A loja, olhada por fora, está em ruínas. A marquise ameaça desabar a qualquer momento e a fachada está só no tijolo. Olhada por dentro, é assustadoramente imunda. Mais imunda do que qualquer outra loja onde o sapateiro exerce seu ofício. Sim, todas elas são nojentas. O balcão apinhado de restos de couro, tecido, cola. A mesa de trabalho, pior ainda. Sapatos recauchutados misturam-se despudoradamente aos arrebentados. Sapatos rejeitados pelos seus donos, que mandaram consertar e mudaram de ideia, jazem alí, abandonados à própria sorte esperando que alguém os resgate. O cheiro de poeira mistura-se ao de chulé e ao de cola (famosa por ter outro uso que não remendar sapatos e bolsas). Pelas paredes, mais sapatos, esses feitos por encomenda, creio. São botas estilo drag queen ou passista de escola de samba.

Do meio do caos sapatício emerge ele, o sapateiro, tão sujo quanto todo o restante do cenário.

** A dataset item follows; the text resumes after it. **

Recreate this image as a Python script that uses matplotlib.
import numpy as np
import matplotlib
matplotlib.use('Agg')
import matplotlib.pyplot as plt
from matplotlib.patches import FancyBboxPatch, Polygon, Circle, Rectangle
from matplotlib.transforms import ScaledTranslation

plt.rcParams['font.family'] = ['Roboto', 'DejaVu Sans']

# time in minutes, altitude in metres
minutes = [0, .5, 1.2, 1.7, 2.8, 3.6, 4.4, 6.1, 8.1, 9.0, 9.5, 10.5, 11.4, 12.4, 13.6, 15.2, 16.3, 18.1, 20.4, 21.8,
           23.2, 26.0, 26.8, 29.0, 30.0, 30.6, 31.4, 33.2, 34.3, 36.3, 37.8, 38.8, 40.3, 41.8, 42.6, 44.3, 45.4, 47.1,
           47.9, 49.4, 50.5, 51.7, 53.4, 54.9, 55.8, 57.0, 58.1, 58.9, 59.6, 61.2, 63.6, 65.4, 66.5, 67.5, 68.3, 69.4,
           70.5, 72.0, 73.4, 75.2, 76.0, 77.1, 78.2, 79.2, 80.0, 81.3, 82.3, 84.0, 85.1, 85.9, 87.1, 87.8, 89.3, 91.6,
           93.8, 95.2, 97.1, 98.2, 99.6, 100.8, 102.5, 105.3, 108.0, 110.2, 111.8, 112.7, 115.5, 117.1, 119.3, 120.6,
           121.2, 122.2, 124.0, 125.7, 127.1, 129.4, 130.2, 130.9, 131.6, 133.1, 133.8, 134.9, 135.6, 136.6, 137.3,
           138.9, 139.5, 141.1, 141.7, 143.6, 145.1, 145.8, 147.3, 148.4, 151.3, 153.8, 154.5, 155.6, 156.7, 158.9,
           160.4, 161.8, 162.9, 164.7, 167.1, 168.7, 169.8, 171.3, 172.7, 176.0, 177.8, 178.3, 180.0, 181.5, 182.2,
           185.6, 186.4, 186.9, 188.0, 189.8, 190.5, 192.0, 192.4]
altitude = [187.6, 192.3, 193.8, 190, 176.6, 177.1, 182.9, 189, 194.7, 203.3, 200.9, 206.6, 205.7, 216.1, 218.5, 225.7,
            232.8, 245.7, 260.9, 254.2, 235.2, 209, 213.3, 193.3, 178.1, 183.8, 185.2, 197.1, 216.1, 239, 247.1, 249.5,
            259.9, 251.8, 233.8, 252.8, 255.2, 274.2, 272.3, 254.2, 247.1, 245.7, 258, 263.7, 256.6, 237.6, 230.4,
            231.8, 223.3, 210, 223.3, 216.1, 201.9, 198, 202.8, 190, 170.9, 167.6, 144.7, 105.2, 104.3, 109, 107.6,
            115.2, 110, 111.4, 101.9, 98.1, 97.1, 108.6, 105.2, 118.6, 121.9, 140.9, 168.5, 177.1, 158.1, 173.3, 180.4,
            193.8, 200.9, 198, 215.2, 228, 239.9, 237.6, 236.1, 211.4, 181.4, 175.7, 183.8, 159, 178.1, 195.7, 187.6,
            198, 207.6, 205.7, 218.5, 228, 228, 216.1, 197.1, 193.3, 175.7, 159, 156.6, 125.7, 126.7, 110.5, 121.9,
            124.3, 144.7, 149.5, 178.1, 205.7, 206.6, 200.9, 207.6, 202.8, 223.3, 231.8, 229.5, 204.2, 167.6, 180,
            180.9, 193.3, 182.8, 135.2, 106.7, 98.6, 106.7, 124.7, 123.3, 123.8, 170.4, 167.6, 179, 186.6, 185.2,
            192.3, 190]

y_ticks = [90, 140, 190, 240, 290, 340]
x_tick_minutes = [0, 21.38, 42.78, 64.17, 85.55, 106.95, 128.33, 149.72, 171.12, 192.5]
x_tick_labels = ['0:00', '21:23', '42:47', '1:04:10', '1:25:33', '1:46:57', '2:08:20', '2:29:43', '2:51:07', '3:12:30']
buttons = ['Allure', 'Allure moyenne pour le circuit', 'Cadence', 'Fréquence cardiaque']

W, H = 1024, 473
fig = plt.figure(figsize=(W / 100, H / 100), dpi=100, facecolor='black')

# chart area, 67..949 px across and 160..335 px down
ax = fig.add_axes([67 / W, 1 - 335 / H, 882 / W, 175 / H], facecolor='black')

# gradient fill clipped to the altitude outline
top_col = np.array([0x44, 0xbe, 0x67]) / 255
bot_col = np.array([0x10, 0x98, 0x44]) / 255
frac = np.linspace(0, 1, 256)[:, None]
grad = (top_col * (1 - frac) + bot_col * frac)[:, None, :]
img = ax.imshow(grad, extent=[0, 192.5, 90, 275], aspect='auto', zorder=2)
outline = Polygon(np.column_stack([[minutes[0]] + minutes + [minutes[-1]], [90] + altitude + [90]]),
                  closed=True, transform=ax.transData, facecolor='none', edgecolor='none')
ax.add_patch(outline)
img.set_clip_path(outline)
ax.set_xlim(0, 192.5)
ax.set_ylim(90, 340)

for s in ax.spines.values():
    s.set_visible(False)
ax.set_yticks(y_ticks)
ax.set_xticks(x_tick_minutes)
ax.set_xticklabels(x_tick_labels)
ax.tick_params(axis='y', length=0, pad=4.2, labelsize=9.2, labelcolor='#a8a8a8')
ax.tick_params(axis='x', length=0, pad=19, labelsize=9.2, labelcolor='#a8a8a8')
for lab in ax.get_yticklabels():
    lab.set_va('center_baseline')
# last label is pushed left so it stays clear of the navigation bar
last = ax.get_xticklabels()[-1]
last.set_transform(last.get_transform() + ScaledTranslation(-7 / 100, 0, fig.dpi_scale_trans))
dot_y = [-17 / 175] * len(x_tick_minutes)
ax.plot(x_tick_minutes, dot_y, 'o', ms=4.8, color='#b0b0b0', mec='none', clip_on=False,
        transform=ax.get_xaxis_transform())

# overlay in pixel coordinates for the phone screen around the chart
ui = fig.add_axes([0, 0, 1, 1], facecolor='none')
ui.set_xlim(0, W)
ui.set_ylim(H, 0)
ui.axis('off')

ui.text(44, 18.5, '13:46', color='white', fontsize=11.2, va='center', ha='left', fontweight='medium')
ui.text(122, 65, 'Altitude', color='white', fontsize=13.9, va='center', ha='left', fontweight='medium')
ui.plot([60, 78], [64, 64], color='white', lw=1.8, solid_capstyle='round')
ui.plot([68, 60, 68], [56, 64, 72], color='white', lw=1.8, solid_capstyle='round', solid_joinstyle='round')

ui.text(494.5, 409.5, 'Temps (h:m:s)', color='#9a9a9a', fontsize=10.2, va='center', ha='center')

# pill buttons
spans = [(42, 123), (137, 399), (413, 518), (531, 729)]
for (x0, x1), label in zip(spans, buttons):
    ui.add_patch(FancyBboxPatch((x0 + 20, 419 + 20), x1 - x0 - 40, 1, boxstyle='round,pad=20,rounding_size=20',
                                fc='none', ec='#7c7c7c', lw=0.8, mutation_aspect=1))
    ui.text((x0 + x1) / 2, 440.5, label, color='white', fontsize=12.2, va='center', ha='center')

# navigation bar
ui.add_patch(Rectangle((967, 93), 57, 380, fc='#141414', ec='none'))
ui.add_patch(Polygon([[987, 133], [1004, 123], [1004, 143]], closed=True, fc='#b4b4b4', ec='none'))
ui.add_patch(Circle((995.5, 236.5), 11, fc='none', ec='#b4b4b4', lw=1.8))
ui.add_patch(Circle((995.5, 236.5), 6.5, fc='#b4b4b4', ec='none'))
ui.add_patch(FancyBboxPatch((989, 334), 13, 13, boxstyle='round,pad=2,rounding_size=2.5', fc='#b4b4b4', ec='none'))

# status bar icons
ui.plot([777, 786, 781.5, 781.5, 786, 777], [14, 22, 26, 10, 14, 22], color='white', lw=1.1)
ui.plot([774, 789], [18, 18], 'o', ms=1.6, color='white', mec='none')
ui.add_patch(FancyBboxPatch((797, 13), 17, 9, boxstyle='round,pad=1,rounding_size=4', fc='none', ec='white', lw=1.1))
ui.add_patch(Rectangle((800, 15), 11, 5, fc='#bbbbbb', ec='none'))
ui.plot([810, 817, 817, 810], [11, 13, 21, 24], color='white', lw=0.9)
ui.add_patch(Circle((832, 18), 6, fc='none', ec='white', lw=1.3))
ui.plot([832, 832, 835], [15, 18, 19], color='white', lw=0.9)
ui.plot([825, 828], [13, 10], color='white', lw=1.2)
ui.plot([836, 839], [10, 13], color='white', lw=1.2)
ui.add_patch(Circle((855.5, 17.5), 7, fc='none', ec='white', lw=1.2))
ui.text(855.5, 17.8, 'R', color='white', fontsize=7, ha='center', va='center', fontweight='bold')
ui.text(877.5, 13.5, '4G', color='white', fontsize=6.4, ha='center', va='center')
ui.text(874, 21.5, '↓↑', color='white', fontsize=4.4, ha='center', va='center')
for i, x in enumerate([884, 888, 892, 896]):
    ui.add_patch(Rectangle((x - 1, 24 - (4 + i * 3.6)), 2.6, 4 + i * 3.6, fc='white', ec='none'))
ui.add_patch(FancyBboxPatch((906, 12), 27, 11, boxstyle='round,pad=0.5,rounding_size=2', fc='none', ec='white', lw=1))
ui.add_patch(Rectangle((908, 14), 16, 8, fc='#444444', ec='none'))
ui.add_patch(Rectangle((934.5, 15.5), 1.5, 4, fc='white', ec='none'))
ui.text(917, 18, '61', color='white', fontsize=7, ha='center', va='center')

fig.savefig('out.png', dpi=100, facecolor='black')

Nem se ele tomasse um bom banho, o que acho que não faz há décadas, nem que ele ficasse de molho na água sanitária misturada com cloro puro, nem assim aquele encardido de sua pele sairia. Com a truculência característica de todo sapateiro, põe os óculos na ponta do nariz, diz o preço, escreve meu nome na sola da sandália, dá as costas e volta a sentar no seu banquinho para terminar o almoço que eu sem querer havia interrompido.

É essa a lembrança que guardo dos sapateiros e de suas lojas dos idos de minha infância e é assim que permanecem até hoje. Que bom.